With hindsight, we may want to claim that if proper roadside designs were done for the Morne Sion Road, then we would probably not be "victims" of the 11/11 Morne Sion tragedy, in which 17 persons perished and 2 babies still unaccounted for. But again, “charlatan” ex-ministers (like Richard and the compromised Guy) and their disciples like Rick, Tim, Sam in the media, would welcome another fodder “gold mine” to excoriate the PM for a little “cost overrun” meant to improve the roadside design based on the international research which indicates that a single vehicle running of the road and hitting a roadside objects or falling over cliff account that 10% of all accidents.

TROU MARC ROAD
Because of the island’s topography, it is virtually impossible for us to have the luxury of flat roads. The West Coast roads are riddled with frightening risks. The tertiary roads in Choiseul have even greater risks. The Trou Marc road leading into La Pointe and Gros Piton Nature trail have 2 dangerously sharp bends and if you err when driving on them, you end up careening straight into a gorge or the Caribbean Sea below.

TOP OF TROU MARC
Indeed, there are many historical precedents in that regard. Once upon a time, a truck driven by one Arthur careened over the top of Trou Marc Cliff and plunged straight into the Trou Marc River. Arthur perished.

A few years later another vehicle plunged from the Morne Portalese cliff into the sea. Miraculously, the driver escaped unhurt by bailing out of the vehicle and holding unto an overhanging branch over the cliff.

There have been a few similar cases of misadventure at the Le Riche Bend where at least 4 vehicles did not negotiate the curve and plunged into the Trou Barbay River. In fact, it is less than two months since a fifth vehicle plunged there.

The above scenarios may be considered as “natural phenomena” for Choiseul simply because of our topographical configuration. The Choiseul landscape consists of rolling “juxtapositioned ridges” leading straight into the Caribbean Sea and our tertiary roads are built on those ridges. To the unsuspecting driver or the driver who errs, this natural phenomena pose great risks.

THE NEW MORNE SION BARRIER SYSTEM
A year later after 11/11, concrete barriers and road signs have been installed near the scene of the Morne Sion tragedy. While the effort is commendable, a few observations may be noteworthy.

Firstly, the barriers were erected only after the disaster happened; and that’s usually the case and more or less done to calm down detractors.

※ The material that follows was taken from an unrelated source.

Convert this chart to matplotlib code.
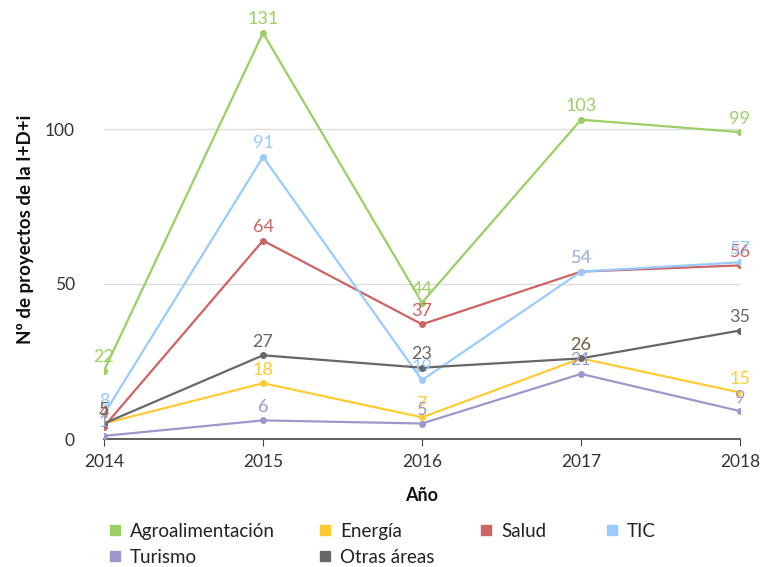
import matplotlib.pyplot as plt
from matplotlib.lines import Line2D

plt.rcParams['font.family'] = ['Lato', 'DejaVu Sans']

years = [2014, 2015, 2016, 2017, 2018]
agro = [22, 131, 44, 103, 99]
energia = [5, 18, 7, 26, 15]
salud = [4, 64, 37, 54, 56]
tic = [8, 91, 19, 54, 57]
turismo = [1, 6, 5, 21, 9]
otras = [5, 27, 23, 26, 35]

series = [
    ('Agroalimentación', agro, '#9bcf63'),
    ('Energía', energia, '#ffcb33'),
    ('Salud', salud, '#cc6464'),
    ('TIC', tic, '#99cbff'),
    ('Turismo', turismo, '#9d98cc'),
    ('Otras áreas', otras, '#676767'),
]

W, H = 761, 567
fig = plt.figure(figsize=(W / 100, H / 100), dpi=100)
ax = fig.add_axes([104 / W, 1 - 439 / H, 636 / W, 418.5 / H])

for name, vals, col in series:
    ax.plot(years, vals, color=col, lw=1.6, marker='o', ms=4, zorder=3)
    for x, v in zip(years, vals):
        ax.annotate(str(v), (x, v), xytext=(0, 4), textcoords='offset points',
                    ha='center', va='bottom', color=col, fontsize=13, zorder=4)

ax.set_xlim(2014, 2018)
ax.set_ylim(0, 135)
ax.set_yticks([0, 50, 100])
ax.set_xticks(years)
ax.grid(axis='y', color='#dddddd', lw=1)
ax.set_axisbelow(True)
for s in ['top', 'right', 'left']:
    ax.spines[s].set_visible(False)
ax.spines['bottom'].set_color('#444444')
ax.spines['bottom'].set_linewidth(1.2)
ax.tick_params(axis='y', length=0, pad=21, labelsize=12.5, labelcolor='#333333')
ax.tick_params(axis='x', length=5, color='#444444', pad=6, labelsize=12.5, labelcolor='#333333')
ax.set_xlabel('Año', fontsize=13, fontweight='bold', color='#111111', labelpad=12)
ax.set_ylabel('Nº de proyectos de la I+D+i', fontsize=13.5, fontweight='bold', color='#111111', labelpad=8)

# legend drawn by hand at fixed column/row positions (pixels)
legend_pos = {
    'Agroalimentación': (115, 530), 'Energía': (325, 530), 'Salud': (486, 530), 'TIC': (612, 530),
    'Turismo': (115, 556), 'Otras áreas': (325, 556),
}
for name, vals, col in series:
    px, py = legend_pos[name]
    fig.add_artist(Line2D([px / W], [1 - py / H], ls='', marker='s', ms=7.5, color=col,
                          transform=fig.transFigure))
    fig.text((px + 15) / W, 1 - py / H, name, ha='left', va='center_baseline',
             fontsize=13.5, color='#222222')

fig.savefig('out.png', dpi=100)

Secondly, attention was given only to the Morne Sion curve because the tragedy happened there; however, as indicated earlier, cliffs are ubiquitous in Choiseul, especially along the coast. The top and bottom of Trou Marc, Morne Portalese and Le Riche bends deserve equally urgent attention.

Thirdly, the barrier system used at Morne Sion does not seem to be the most suitable for a couple of reasons. Among other things, it is rigid (made of concrete) and any impact with a high-velocity moving vehicle could be as fatal as falling over the cliff. Moreover, traffic-calming devices to “wake up” drivers to an impending hazard could have been installed as we approach the curve.

GUARD RAIL: IS IT BETTER?
I would argue that a “W-beam strong-post guardrail system” might have been the preferable option. They are semi-flexible and designed to absorb the energy of an out-of-control vehicle by deflecting it on impact. I don’t know that the barrier system made of concrete cylinders would do that.

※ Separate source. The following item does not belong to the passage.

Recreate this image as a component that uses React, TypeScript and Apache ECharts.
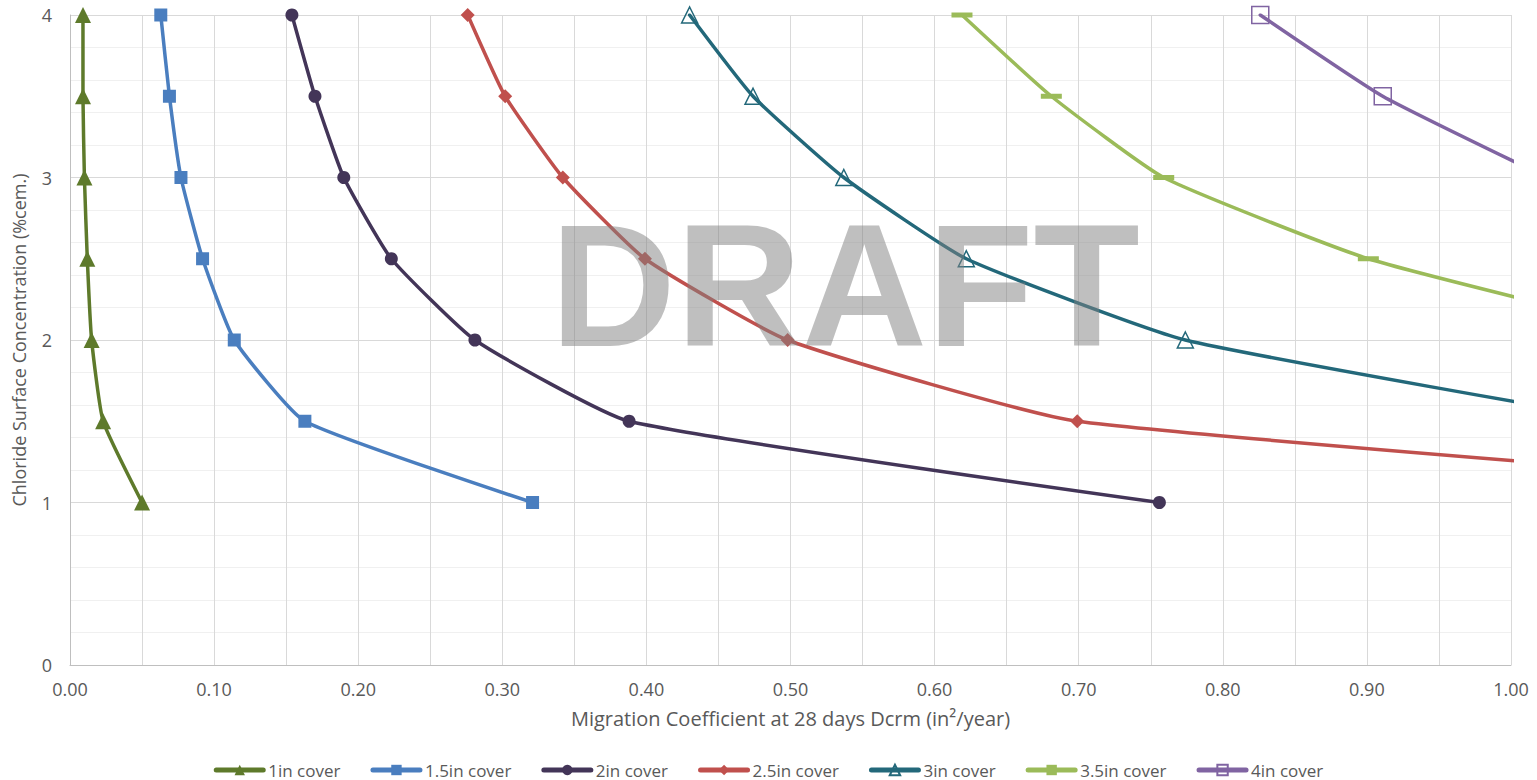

The University of Wisconsin found that under expected  conditions, guardrails perform in three ways to reduce risks: (a) prevent an out-of-control vehicle  from  impacting  the hazard being shielded, (b) redirect the vehicle  without  allowing  it to penetrate the barrier and (c) accomplish  its shielding  and redirecting  functions without  causing serious injury  to the vehicle's occupants.

I doubt the “fixed” cylindrical barriers installed at Morne Sion met those conditions.